If the immediate context is insufficient to distill patterns and/or discern benign behavior, detection engineers can almost always supplement it with automated enrichments and/or baselines. Automated enrichments are more common for external, Internet-accessible assets and may be harder to come by for internal entities, but baselines can typically be built using the data you’re already collecting. Plus, historical/entity-based context is some of the most useful context to have.
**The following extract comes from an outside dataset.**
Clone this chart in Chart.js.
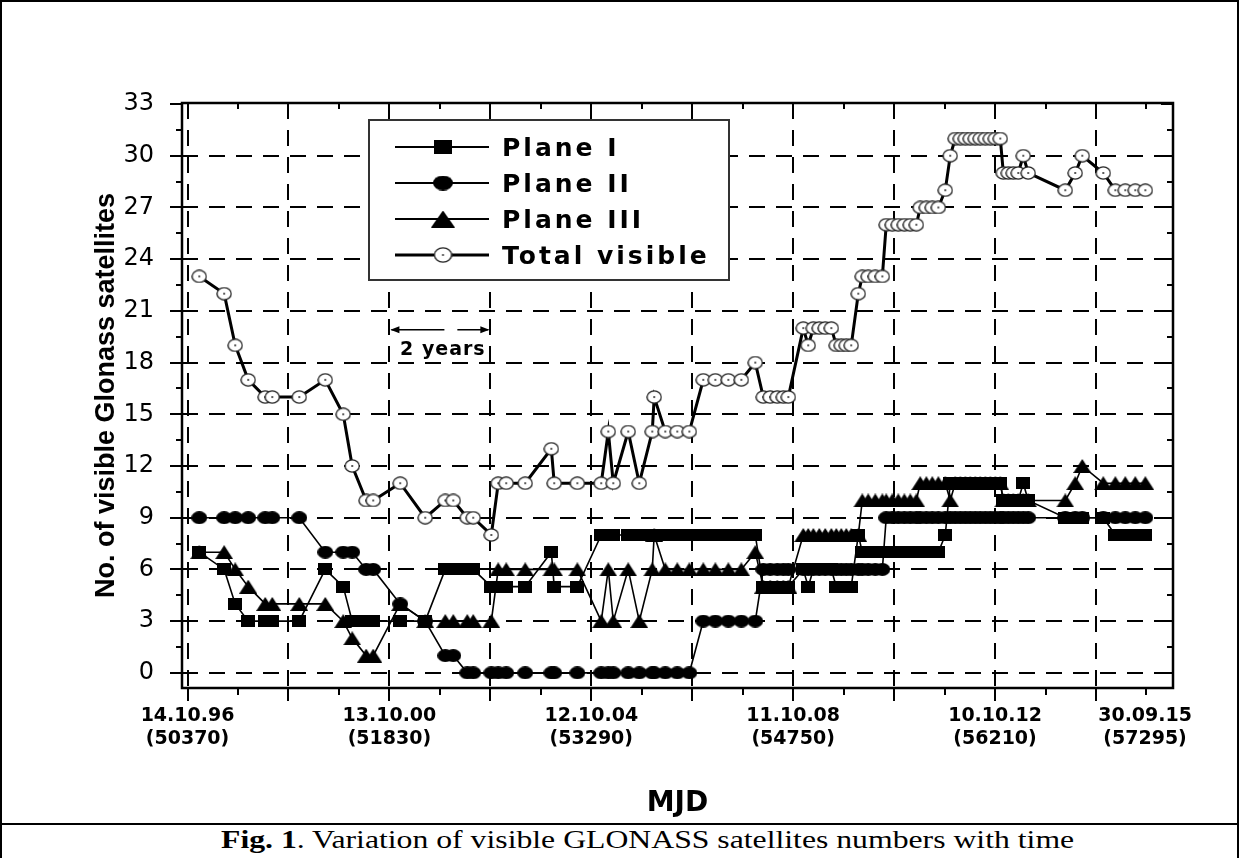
<!DOCTYPE html>
<html><head><meta charset="utf-8">
<script src="https://cdn.jsdelivr.net/npm/chart.js@4.4.0/dist/chart.umd.min.js"></script>
<style>
html,body{margin:0;padding:0;background:#fff;}
#wrap{position:relative;width:1239px;height:858px;overflow:hidden;background:#fff;}
#cv{position:absolute;left:0;top:0;}
#frame{position:absolute;left:0;top:0;width:1239px;height:858px;box-sizing:border-box;border:2px solid #000;border-bottom:none;pointer-events:none;}
#cap{position:absolute;left:0;top:823px;width:1239px;height:35px;border-top:2px solid #000;box-sizing:border-box;font-family:"Liberation Serif","Times New Roman",serif;font-size:26px;line-height:29px;white-space:nowrap;color:#000;}
#cap span{position:absolute;left:221px;top:0;transform:scaleX(1.22);transform-origin:0 50%;}
</style></head>
<body>
<div id="wrap">
<canvas id="cv" width="1239" height="823"></canvas>
<div id="cap"><span><b>Fig. 1</b>. Variation of visible GLONASS satellites numbers with time</span></div>
<div id="frame"></div>
</div>
<script>
// ---- data (MJD epochs and visible satellite counts) ----
const mjd = [50455,50635,50715,50809,50932,50983,51178,51366,51496,51561,
51662,51713,51908,52089,52234,52292,52393,52436,52567,52617,
52675,52812,53001,53022,53189,53362,53413,53449,53557,53637,
53731,53745,53825,53912,53999,54100,54187,54281,54375,54476,
54534,54584,54635,54679,54715,54823,54859,54896,54939,54982,
55026,55062,55098,55134,55170,55221,55250,55293,55344,55395,
55423,55467,55510,55554,55597,55641,55669,55713,55756,55800,
55850,55886,55922,55959,55995,56031,56067,56103,56140,56176,
56212,56248,56270,56306,56342,56378,56414,56450,56718,56790,
56841,56993,57080,57152,57224,57297];
const planeI = [7,6,4,3,3,3,3,6,5,3, 3,3,3,3,6,6,6,6,5,5, 5,5,7,5,5,8,8,8,8,8,
8,8,8,8,8,8,8,8,8,8, 5,5,5,5,5,6,5,6,6,6, 6,5,5,5,5,8,7,7,7,7, 7,7,7,7,7,7,7,7,7,7,
8,11,11,11,11,11,11,11,11,11, 11,11,10,10,10,10,11,10,9,9, 9,9,8,8,8,8];
const planeII = [9,9,9,9,9,9,9,7,7,7, 6,6,4,3,1,1,0,0,0,0, 0,0,0,0,0,0,0,0,0,0,
0,0,0,0,0,3,3,3,3,3, 6,6,6,6,6,6,6,6,6,6, 6,6,6,6,6,6,6,6,6,6, 9,9,9,9,9,9,9,9,9,9,
9,9,9,9,9,9,9,9,9,9, 9,9,9,9,9,9,9,9,9,9, 9,9,9,9,9,9];
const planeIII = [7,7,6,5,4,4,4,4,3,2, 1,1,4,3,3,3,3,3,3,6, 6,6,6,6,6,3,6,3,6,3,
6,8,6,6,6,6,6,6,6,7, 5,5,5,5,5,8,8,8,8,8, 8,8,8,8,8,8,10,10,10,10, 10,10,10,10,10,10,11,11,11,11,
11,10,11,11,11,11,11,11,11,11, 11,11,10,10,10,10,10,10,10,11, 12,11,11,11,11,11];
const totalVisible = [23,22,19,17,16,16,16,17,15,12, 10,10,11,9,10,10,9,9,8,11, 11,11,13,11,11,11,14,11,14,11,
14,16,14,14,14,17,17,17,17,18, 16,16,16,16,16,20,19,20,20,20, 20,19,19,19,19,22,23,23,23,23,
26,26,26,26,26,26,27,27,27,27, 28,30,31,31,31,31,31,31,31,31, 31,31,29,29,29,29,30,29,28,29, 30,29,28,28,28,28];
const seriesNames = ['Plane I','Plane II','Plane III','Total visible'];

// ---- axis ticks / labels ----
const xLabelMJD = [50370,51830,53290,54750,56210,57295];
const xLabelDate = ['14.10.96','13.10.00','12.10.04','11.10.08','10.10.12','30.09.15'];
const xGridMJD = [50370,51100,51830,52560,53290,54020,54750,55480,56210,56940];
const xTickMarks = []; for (let v = 50370; v <= 57400; v += 365) xTickMarks.push(v);
const yTickValues = [0,3,6,9,12,15,18,21,24,27,30,33];
const yTickMarks = []; for (let v = 0; v <= 33; v += 1.5) yTickMarks.push(v);

// ---- marker images ----
function mk(w,h,draw){const c=document.createElement('canvas');c.width=w;c.height=h;draw(c.getContext('2d'),w,h);return c;}
function sqM(w,h){return mk(w,h,(g)=>{g.fillStyle='#000';g.fillRect(0,0,w,h);});}
function dotM(w,h){return mk(w,h,(g)=>{g.fillStyle='#000';g.beginPath();g.ellipse(w/2,h/2,w/2,h/2,0,0,Math.PI*2);g.fill();});}
function triM(w,h){return mk(w,h,(g)=>{g.fillStyle='#000';g.beginPath();g.moveTo(w/2,0);g.lineTo(w,h);g.lineTo(0,h);g.closePath();g.fill();});}
function ringM(w,h){return mk(w,h,(g)=>{g.fillStyle='#fff';g.strokeStyle='#222';g.lineWidth=1.3;g.beginPath();g.ellipse(w/2,h/2,w/2-0.9,h/2-0.9,0,0,Math.PI*2);g.fill();g.stroke();g.fillStyle='#000';g.fillRect(w/2-0.8,h/2-0.8,1.6,1.6);});}
const markers = [sqM(14,12), dotM(16,13), triM(18,14), ringM(16,14)];
const legendMarkers = [sqM(18,14), dotM(20,15), triM(24,17), ringM(19,16)];

function pts(arr){return mjd.map((m,i)=>({x:m,y:arr[i]}));}
const values = [planeI, planeII, planeIII, totalVisible];

const axisDecor = {
  id:'axisDecor',
  afterDatasetsDraw(chart){
    const ctx = chart.ctx, ca = chart.chartArea, xs = chart.scales.x, ys = chart.scales.y;
    ctx.save();
    ctx.setLineDash([]);
    ctx.strokeStyle = '#000';
    ctx.lineWidth = 2;
    ctx.beginPath();
    yTickMarks.forEach(v=>{
      const py = Math.round(ys.getPixelForValue(v));
      const L = (v % 3 === 0) ? 12 : 6;
      ctx.moveTo(ca.left - L, py); ctx.lineTo(ca.left, py);
      ctx.moveTo(ca.right - L, py); ctx.lineTo(ca.right, py);
    });
    xTickMarks.forEach((v,k)=>{
      const px = Math.round(xs.getPixelForValue(v));
      const major = k % 2 === 0;
      ctx.moveTo(px, ca.bottom); ctx.lineTo(px, ca.bottom + (major ? 13 : 7));
      ctx.moveTo(px, ca.top); ctx.lineTo(px, ca.top + (major ? 12 : 6));
    });
    ctx.stroke();
    ctx.lineWidth = 2.5;
    ctx.strokeRect(ca.left, ca.top, ca.right - ca.left, ca.bottom - ca.top);

    // "2 years" span annotation
    const ay = ys.getPixelForValue(19.9);
    const x1 = xs.getPixelForValue(51830), x2 = xs.getPixelForValue(52560);
    ctx.lineWidth = 1.5;
    ctx.beginPath();
    ctx.moveTo(x1 + 2, ay); ctx.lineTo(x1 + 55, ay);
    ctx.moveTo(x2 - 33, ay); ctx.lineTo(x2 - 2, ay);
    ctx.stroke();
    ctx.fillStyle = '#000';
    ctx.beginPath();
    ctx.moveTo(x1 + 1, ay); ctx.lineTo(x1 + 10, ay - 3.5); ctx.lineTo(x1 + 10, ay + 3.5); ctx.closePath();
    ctx.moveTo(x2 - 1, ay); ctx.lineTo(x2 - 10, ay - 3.5); ctx.lineTo(x2 - 10, ay + 3.5); ctx.closePath();
    ctx.fill();
    ctx.font = 'bold 19px "DejaVu Sans"';
    try { ctx.letterSpacing = '1px'; } catch(e) {}
    ctx.textAlign = 'center'; ctx.textBaseline = 'middle';
    ctx.fillText('2 years', (x1 + x2) / 2 + 3, ys.getPixelForValue(18.75));
    ctx.restore();
  },
  afterDraw(chart){
    const ctx = chart.ctx;
    ctx.save();
    const bx = 369, by = 120, bw = 360, bh = 160;
    ctx.fillStyle = '#fff';
    ctx.fillRect(bx, by, bw, bh);
    ctx.strokeStyle = '#333'; ctx.lineWidth = 2; ctx.setLineDash([]);
    ctx.strokeRect(bx, by, bw, bh);
    const rows = [147, 183, 219, 255];
    ctx.font = 'bold 25px "DejaVu Sans"';
    try { ctx.letterSpacing = '3px'; } catch(e) {}
    ctx.textAlign = 'left'; ctx.textBaseline = 'alphabetic';
    seriesNames.forEach((name, i) => {
      const y = rows[i];
      ctx.strokeStyle = '#000';
      ctx.lineWidth = i === 3 ? 3 : 2;
      ctx.beginPath(); ctx.moveTo(395, y); ctx.lineTo(489, y); ctx.stroke();
      const m = legendMarkers[i];
      ctx.drawImage(m, 443 - m.width / 2, y - m.height / 2);
      ctx.fillStyle = '#000';
      ctx.fillText(name, 502, y + 9);
    });
    ctx.restore();
  }
};

const datasets = seriesNames.map((name, i) => ({
  label: name,
  data: pts(values[i]),
  borderColor: '#000',
  backgroundColor: '#000',
  borderWidth: i === 3 ? 3 : 1.6,
  pointStyle: markers[i],
  pointRadius: 7,
  pointHoverRadius: 7,
  tension: 0,
  fill: false
}));

Chart.defaults.font.family = '"DejaVu Sans"';
Chart.defaults.color = '#000';

new Chart(document.getElementById('cv'), {
  type: 'line',
  data: { datasets },
  options: {
    responsive: false,
    devicePixelRatio: 1,
    animation: false,
    events: [],
    layout: { padding: { left: 0, top: 103, right: 66, bottom: 0 } },
    plugins: { legend: { display: false }, tooltip: { enabled: false } },
    scales: {
      x: {
        type: 'linear', min: 50330, max: 57497, bounds: 'data',
        afterBuildTicks: s => { s.ticks = xGridMJD.concat([57295]).map(v => ({ value: v })); },
        afterFit: s => { s.height = 135; },
        grid: {
          drawTicks: false, lineWidth: 2, borderDash: [16, 11],
          color: c => (c.tick && xGridMJD.includes(c.tick.value)) ? '#000' : 'rgba(0,0,0,0)'
        },
        border: { display: false, dash: [16, 11] },
        ticks: {
          autoSkip: false, maxRotation: 0, minRotation: 0, padding: 17, color: '#000',
          font: { family: '"DejaVu Sans"', weight: 'bold', size: 19 },
          callback: v => { const i = xLabelMJD.indexOf(v); return i >= 0 ? [xLabelDate[i], '(' + v + ')'] : ''; }
        },
        title: { display: true, text: 'MJD', color: '#000', font: { family: '"DejaVu Sans"', weight: 'bold', size: 28 }, padding: { top: 0, bottom: 2 } }
      },
      y: {
        min: -0.88, max: 33.06, bounds: 'data',
        afterBuildTicks: s => { s.ticks = yTickValues.map(v => ({ value: v })); },
        afterFit: s => { s.width = 182; },
        grid: {
          drawTicks: false, lineWidth: 2, borderDash: [16, 11],
          color: c => (c.tick && c.tick.value < 33) ? '#000' : 'rgba(0,0,0,0)'
        },
        border: { display: false, dash: [16, 11] },
        ticks: { padding: 28, color: '#000', font: { family: '"DejaVu Sans"', size: 24 }, callback: v => String(v) },
        title: { display: true, text: 'No. of visible Glonass satellites', color: '#000', font: { family: '"Liberation Sans"', weight: 'bold', size: 27 }, padding: { top: 90, bottom: 0 } }
      }
    }
  },
  plugins: [axisDecor]
});
</script>
</body></html>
In seeking to produce viable, quality analytics, detection engineers should exhaust, or at least try, these options before dismissing an analytic effort or sacrificing its coverage. It is extra work, but doing this work not only improves pre-operational tuning but pays dividends on post-operational deployment as analysts triage alerts/leads using the extra context and well-documented research. Analysts are then in a better position to identify and escalate findings but also to provide tuning feedback. Besides, tuning is a continuous process and a two-pronged effort between detection engineers and analysts, if only because threats and environments are not static.

The other primary way of dealing with such analytic outputs, again without sacrificing coverage, is by incorporating a correlation layer into your detection pipeline. Correlation is also more work because it adds another layer of processing, and you have to score analytic outputs. Scoring can be tricky because there are many things to consider, such as how risky each analytic output is in the grand scheme of things, if/how you should weight and/or boost scores to account for various circumstances (e.g., asset criticality, time), how you should normalize scores, whether you should calculate scores across multiple entities and which one takes precedence, etc. Nevertheless, the benefits of correlation make it a worthwhile effort and a great option to help prioritize across all analytic outputs. Also, it effectively diminishes the problem of noisier analytics since not every analytic output is meant to be triaged.